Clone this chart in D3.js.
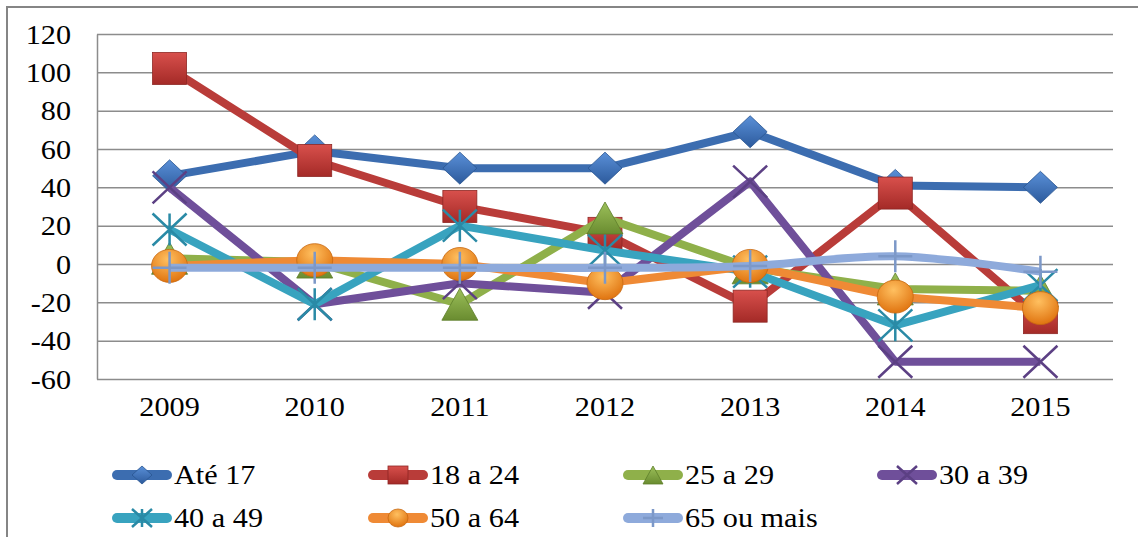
<!DOCTYPE html>
<html>
<head>
<meta charset="utf-8">
<script src="https://cdn.jsdelivr.net/npm/d3@7"></script>
<style>
  body { margin: 0; background: #fff; }
  svg text { font-family: "Liberation Serif", "DejaVu Serif", "Times New Roman", serif !important; }
</style>
</head>
<body>
<div id="chart"></div>
<script>

// data
var years = ["2009", "2010", "2011", "2012", "2013", "2014", "2015"];
var seriesNames = ["Até 17", "18 a 24", "25 a 29", "30 a 39", "40 a 49", "50 a 64", "65 ou mais"];
var ate17 = [46, 59, 50, 50, 69, 41, 40];
var s18a24 = [102, 54, 30, 16, -22, 37, -28];
var s25a29 = [3, 1, -21, 24, -2, -13, -14];
var s30a39 = [40, -21, -10, -15, 43, -51, -51];
var s40a49 = [18, -21, 20, 7, -4, -32, -11];
var s50a64 = [-1, 2, 0, -10, -1, -17, -23];
var s65mais = [-2, -2, -2, -2, -1, 4, -4];
var yTicks = [-60, -40, -20, 0, 20, 40, 60, 80, 100, 120];

var allValues = [ate17, s18a24, s25a29, s30a39, s40a49, s50a64, s65mais];
var colors = ["#3c6db0", "#b93c39", "#8fb04a", "#6f4f9a", "#38a3bf", "#ef8a35", "#8eaadb"];
var markerFill = [["#5a90d8", "#2c5a9c"], ["#d8504c", "#a42a27"], ["#9cc05a", "#6a8c30"],
                  ["#7d5fa8", "#5c4084"], ["#50b8d2", "#2a8aa6"], ["#ffc060", "#e07410"], ["#a8c0e6", "#7c98c8"]];
var shapes = ["diamond", "square", "triangle", "x", "star", "circle", "plus"];

var W = 1138, H = 537;
var margin = { top: 34, right: 25, bottom: 158, left: 97 };
var width = W - margin.left - margin.right,
    height = H - margin.top - margin.bottom;

var svg = d3.select("#chart").append("svg")
    .attr("width", W)
    .attr("height", H);

// gradients for the glossy markers
var defs = svg.append("defs");
markerFill.forEach(function (c, i) {
    var g;
    if (shapes[i] == "circle") {
        g = defs.append("radialGradient").attr("id", "grad" + i)
            .attr("cx", "45%").attr("cy", "30%").attr("r", "70%");
    } else {
        g = defs.append("linearGradient").attr("id", "grad" + i)
            .attr("x1", 0).attr("y1", 0).attr("x2", 0).attr("y2", 1);
    }
    g.append("stop").attr("offset", "0%").attr("stop-color", c[0]);
    g.append("stop").attr("offset", "100%").attr("stop-color", c[1]);
});

// outer frame
svg.append("rect")
    .attr("x", 7).attr("y", 7)
    .attr("width", W + 10).attr("height", H + 10)
    .attr("fill", "none")
    .attr("stroke", "#858585")
    .attr("stroke-width", 2);

var g = svg.append("g")
    .attr("transform", "translate(" + margin.left + "," + margin.top + ")");

var x = d3.scaleBand().domain(years).range([0, width]).padding(0);
var y = d3.scaleLinear().domain([-60, 120]).range([height, 0]);
function cx(i) { return x(years[i]) + x.bandwidth() / 2; }

// gridlines
g.append("g")
    .call(d3.axisLeft(y).tickValues(yTicks).tickSize(-width).tickFormat(""))
    .call(function (s) {
        s.select(".domain").remove();
        s.selectAll("line").attr("stroke", "#8c8c8c").attr("stroke-width", 1.5);
    });

// y axis
g.append("g")
    .call(d3.axisLeft(y).tickValues(yTicks).tickSize(0).tickPadding(0)
        .tickFormat(function (d) { return String(d); }))
    .attr("font-family", null)
    .call(function (s) {
        s.select(".domain").attr("stroke", "#8c8c8c").attr("stroke-width", 1.5);
        s.selectAll("text")
            .attr("x", 0).attr("dy", "0.34em")
            .attr("transform", "translate(-26,0) scale(1.12,1)")
            .attr("font-size", 27).attr("fill", "#000");
    });

// x axis
g.append("g")
    .attr("transform", "translate(0," + height + ")")
    .call(d3.axisBottom(x).tickSize(0).tickPadding(18))
    .attr("font-family", null)
    .call(function (s) {
        s.select(".domain").remove();
        s.selectAll("text")
            .attr("transform", "scale(1.12,1)")
            .attr("font-size", 27).attr("fill", "#000");
    });

function drawMarker(sel, shape, i, sx, sy) {
    var fill = "url(#grad" + i + ")";
    if (shape == "diamond") {
        sel.append("path").attr("d", "M0," + (-sy) + "L" + sx + ",0L0," + sy + "L" + (-sx) + ",0Z")
            .attr("fill", fill).attr("stroke", "#2a5590").attr("stroke-width", 0.8);
    } else if (shape == "square") {
        sel.append("rect").attr("x", -sx).attr("y", -sy).attr("width", 2 * sx).attr("height", 2 * sy)
            .attr("fill", fill).attr("stroke", "#8e2724").attr("stroke-width", 0.8);
    } else if (shape == "triangle") {
        sel.append("path").attr("d", "M0," + (-sy) + "L" + sx + "," + sy + "L" + (-sx) + "," + sy + "Z")
            .attr("fill", fill).attr("stroke", "#5d7e2a").attr("stroke-width", 0.8);
    } else if (shape == "circle") {
        sel.append("ellipse").attr("rx", sx).attr("ry", sy)
            .attr("fill", fill).attr("stroke", "#c86810").attr("stroke-width", 0.8);
    } else {
        var p = "";
        if (shape == "x" || shape == "star")
            p += "M" + (-sx) + "," + (-sy) + "L" + sx + "," + sy + "M" + sx + "," + (-sy) + "L" + (-sx) + "," + sy;
        if (shape == "star" || shape == "plus")
            p += "M0," + (-sy) + "L0," + sy;
        if (shape == "plus")
            p += "M" + (-sx) + ",0L" + sx + ",0";
        sel.append("path").attr("d", p).attr("fill", "none")
            .attr("stroke", markerFill[i][1]).attr("stroke-width", 2.5);
    }
}

// series, each line with its markers, in order
allValues.forEach(function (vals, i) {
    var sg = g.append("g");
    var line = d3.line()
        .x(function (d, j) { return cx(j); })
        .y(function (d) { return y(d); })
        .curve(i == 6 ? d3.curveCatmullRom : d3.curveLinear);
    sg.append("path")
        .datum(vals)
        .attr("d", line)
        .attr("fill", "none")
        .attr("stroke", colors[i])
        .attr("stroke-width", 8)
        .attr("stroke-linejoin", "round");
    vals.forEach(function (v, j) {
        var m = sg.append("g").attr("transform", "translate(" + cx(j) + "," + y(v) + ")");
        var sz = { diamond: [17, 16], square: [17, 16], triangle: [18, 16], circle: [18, 16.5], x: [17, 16], star: [17, 16], plus: [17, 16] }[shapes[i]];
        drawMarker(m, shapes[i], i, sz[0], sz[1]);
    });
});

// legend
var legX = [112, 368, 623, 877];
var legY = [475, 518];
seriesNames.forEach(function (name, i) {
    var lx = legX[i % 4], ly = legY[Math.floor(i / 4)];
    var lg = svg.append("g").attr("transform", "translate(" + lx + "," + ly + ")");
    lg.append("line")
        .attr("x1", 5).attr("x2", 55).attr("y1", 0).attr("y2", 0)
        .attr("stroke", colors[i]).attr("stroke-width", 10)
        .attr("stroke-linecap", "round");
    var m = lg.append("g").attr("transform", "translate(30,0)");
    drawMarker(m, shapes[i], i, 10, 9);
    lg.append("text")
        .attr("x", 0).attr("y", 0).attr("dy", "0.34em")
        .attr("transform", "translate(62,0) scale(1.12,1)")
        .attr("font-size", 27).attr("fill", "#000")
        .text(name);
});

</script>
</body>
</html>
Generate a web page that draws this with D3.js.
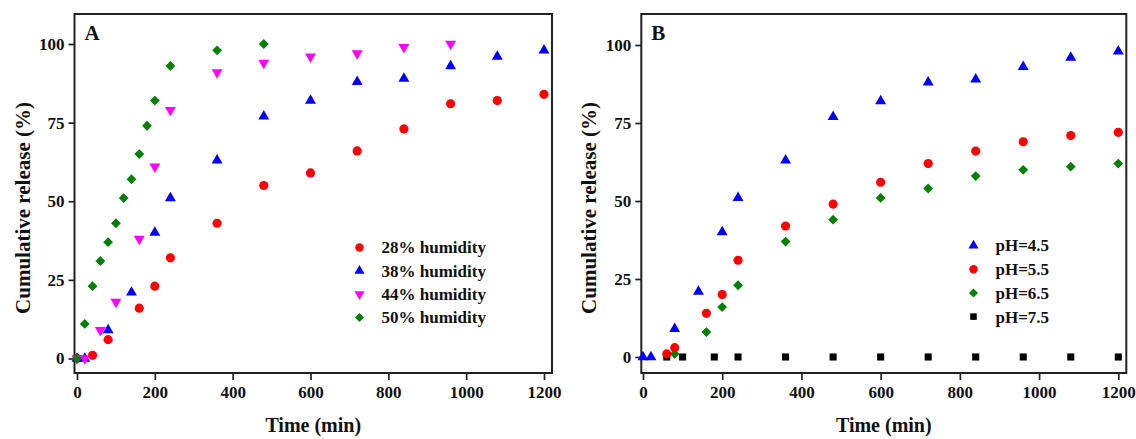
========================
== Problem ==
Transcribe the listing in full. Omit the pictures and keep every line exact.

== Exercise solution ==
Clone this chart in D3.js.
<!DOCTYPE html>
<html>
<head>
<meta charset="utf-8">
<script src="https://cdn.jsdelivr.net/npm/d3@7"></script>
<style>
  body { margin: 0; background: #fff; }
  svg text { font-family: "Liberation Serif", "DejaVu Serif", "Times New Roman", serif !important; }
</style>
</head>
<body>
<div id="chart"></div>
<script>

// data
var years = ["2009", "2010", "2011", "2012", "2013", "2014", "2015"];
var seriesNames = ["Até 17", "18 a 24", "25 a 29", "30 a 39", "40 a 49", "50 a 64", "65 ou mais"];
var ate17 = [46, 59, 50, 50, 69, 41, 40];
var s18a24 = [102, 54, 30, 16, -22, 37, -28];
var s25a29 = [3, 1, -21, 24, -2, -13, -14];
var s30a39 = [40, -21, -10, -15, 43, -51, -51];
var s40a49 = [18, -21, 20, 7, -4, -32, -11];
var s50a64 = [-1, 2, 0, -10, -1, -17, -23];
var s65mais = [-2, -2, -2, -2, -1, 4, -4];
var yTicks = [-60, -40, -20, 0, 20, 40, 60, 80, 100, 120];

var allValues = [ate17, s18a24, s25a29, s30a39, s40a49, s50a64, s65mais];
var colors = ["#3c6db0", "#b93c39", "#8fb04a", "#6f4f9a", "#38a3bf", "#ef8a35", "#8eaadb"];
var markerFill = [["#5a90d8", "#2c5a9c"], ["#d8504c", "#a42a27"], ["#9cc05a", "#6a8c30"],
                  ["#7d5fa8", "#5c4084"], ["#50b8d2", "#2a8aa6"], ["#ffc060", "#e07410"], ["#a8c0e6", "#7c98c8"]];
var shapes = ["diamond", "square", "triangle", "x", "star", "circle", "plus"];

var W = 1138, H = 537;
var margin = { top: 34, right: 25, bottom: 158, left: 97 };
var width = W - margin.left - margin.right,
    height = H - margin.top - margin.bottom;

var svg = d3.select("#chart").append("svg")
    .attr("width", W)
    .attr("height", H);

// gradients for the glossy markers
var defs = svg.append("defs");
markerFill.forEach(function (c, i) {
    var g;
    if (shapes[i] == "circle") {
        g = defs.append("radialGradient").attr("id", "grad" + i)
            .attr("cx", "45%").attr("cy", "30%").attr("r", "70%");
    } else {
        g = defs.append("linearGradient").attr("id", "grad" + i)
            .attr("x1", 0).attr("y1", 0).attr("x2", 0).attr("y2", 1);
    }
    g.append("stop").attr("offset", "0%").attr("stop-color", c[0]);
    g.append("stop").attr("offset", "100%").attr("stop-color", c[1]);
});

// outer frame
svg.append("rect")
    .attr("x", 7).attr("y", 7)
    .attr("width", W + 10).attr("height", H + 10)
    .attr("fill", "none")
    .attr("stroke", "#858585")
    .attr("stroke-width", 2);

var g = svg.append("g")
    .attr("transform", "translate(" + margin.left + "," + margin.top + ")");

var x = d3.scaleBand().domain(years).range([0, width]).padding(0);
var y = d3.scaleLinear().domain([-60, 120]).range([height, 0]);
function cx(i) { return x(years[i]) + x.bandwidth() / 2; }

// gridlines
g.append("g")
    .call(d3.axisLeft(y).tickValues(yTicks).tickSize(-width).tickFormat(""))
    .call(function (s) {
        s.select(".domain").remove();
        s.selectAll("line").attr("stroke", "#8c8c8c").attr("stroke-width", 1.5);
    });

// y axis
g.append("g")
    .call(d3.axisLeft(y).tickValues(yTicks).tickSize(0).tickPadding(0)
        .tickFormat(function (d) { return String(d); }))
    .attr("font-family", null)
    .call(function (s) {
        s.select(".domain").attr("stroke", "#8c8c8c").attr("stroke-width", 1.5);
        s.selectAll("text")
            .attr("x", 0).attr("dy", "0.34em")
            .attr("transform", "translate(-26,0) scale(1.12,1)")
            .attr("font-size", 27).attr("fill", "#000");
    });

// x axis
g.append("g")
    .attr("transform", "translate(0," + height + ")")
    .call(d3.axisBottom(x).tickSize(0).tickPadding(18))
    .attr("font-family", null)
    .call(function (s) {
        s.select(".domain").remove();
        s.selectAll("text")
            .attr("transform", "scale(1.12,1)")
            .attr("font-size", 27).attr("fill", "#000");
    });

function drawMarker(sel, shape, i, sx, sy) {
    var fill = "url(#grad" + i + ")";
    if (shape == "diamond") {
        sel.append("path").attr("d", "M0," + (-sy) + "L" + sx + ",0L0," + sy + "L" + (-sx) + ",0Z")
            .attr("fill", fill).attr("stroke", "#2a5590").attr("stroke-width", 0.8);
    } else if (shape == "square") {
        sel.append("rect").attr("x", -sx).attr("y", -sy).attr("width", 2 * sx).attr("height", 2 * sy)
            .attr("fill", fill).attr("stroke", "#8e2724").attr("stroke-width", 0.8);
    } else if (shape == "triangle") {
        sel.append("path").attr("d", "M0," + (-sy) + "L" + sx + "," + sy + "L" + (-sx) + "," + sy + "Z")
            .attr("fill", fill).attr("stroke", "#5d7e2a").attr("stroke-width", 0.8);
    } else if (shape == "circle") {
        sel.append("ellipse").attr("rx", sx).attr("ry", sy)
            .attr("fill", fill).attr("stroke", "#c86810").attr("stroke-width", 0.8);
    } else {
        var p = "";
        if (shape == "x" || shape == "star")
            p += "M" + (-sx) + "," + (-sy) + "L" + sx + "," + sy + "M" + sx + "," + (-sy) + "L" + (-sx) + "," + sy;
        if (shape == "star" || shape == "plus")
            p += "M0," + (-sy) + "L0," + sy;
        if (shape == "plus")
            p += "M" + (-sx) + ",0L" + sx + ",0";
        sel.append("path").attr("d", p).attr("fill", "none")
            .attr("stroke", markerFill[i][1]).attr("stroke-width", 2.5);
    }
}

// series, each line with its markers, in order
allValues.forEach(function (vals, i) {
    var sg = g.append("g");
    var line = d3.line()
        .x(function (d, j) { return cx(j); })
        .y(function (d) { return y(d); })
        .curve(i == 6 ? d3.curveCatmullRom : d3.curveLinear);
    sg.append("path")
        .datum(vals)
        .attr("d", line)
        .attr("fill", "none")
        .attr("stroke", colors[i])
        .attr("stroke-width", 8)
        .attr("stroke-linejoin", "round");
    vals.forEach(function (v, j) {
        var m = sg.append("g").attr("transform", "translate(" + cx(j) + "," + y(v) + ")");
        var sz = { diamond: [17, 16], square: [17, 16], triangle: [18, 16], circle: [18, 16.5], x: [17, 16], star: [17, 16], plus: [17, 16] }[shapes[i]];
        drawMarker(m, shapes[i], i, sz[0], sz[1]);
    });
});

// legend
var legX = [112, 368, 623, 877];
var legY = [475, 518];
seriesNames.forEach(function (name, i) {
    var lx = legX[i % 4], ly = legY[Math.floor(i / 4)];
    var lg = svg.append("g").attr("transform", "translate(" + lx + "," + ly + ")");
    lg.append("line")
        .attr("x1", 5).attr("x2", 55).attr("y1", 0).attr("y2", 0)
        .attr("stroke", colors[i]).attr("stroke-width", 10)
        .attr("stroke-linecap", "round");
    var m = lg.append("g").attr("transform", "translate(30,0)");
    drawMarker(m, shapes[i], i, 10, 9);
    lg.append("text")
        .attr("x", 0).attr("y", 0).attr("dy", "0.34em")
        .attr("transform", "translate(62,0) scale(1.12,1)")
        .attr("font-size", 27).attr("fill", "#000")
        .text(name);
});

</script>
</body>
</html>
Generate a web page that draws this with D3.js.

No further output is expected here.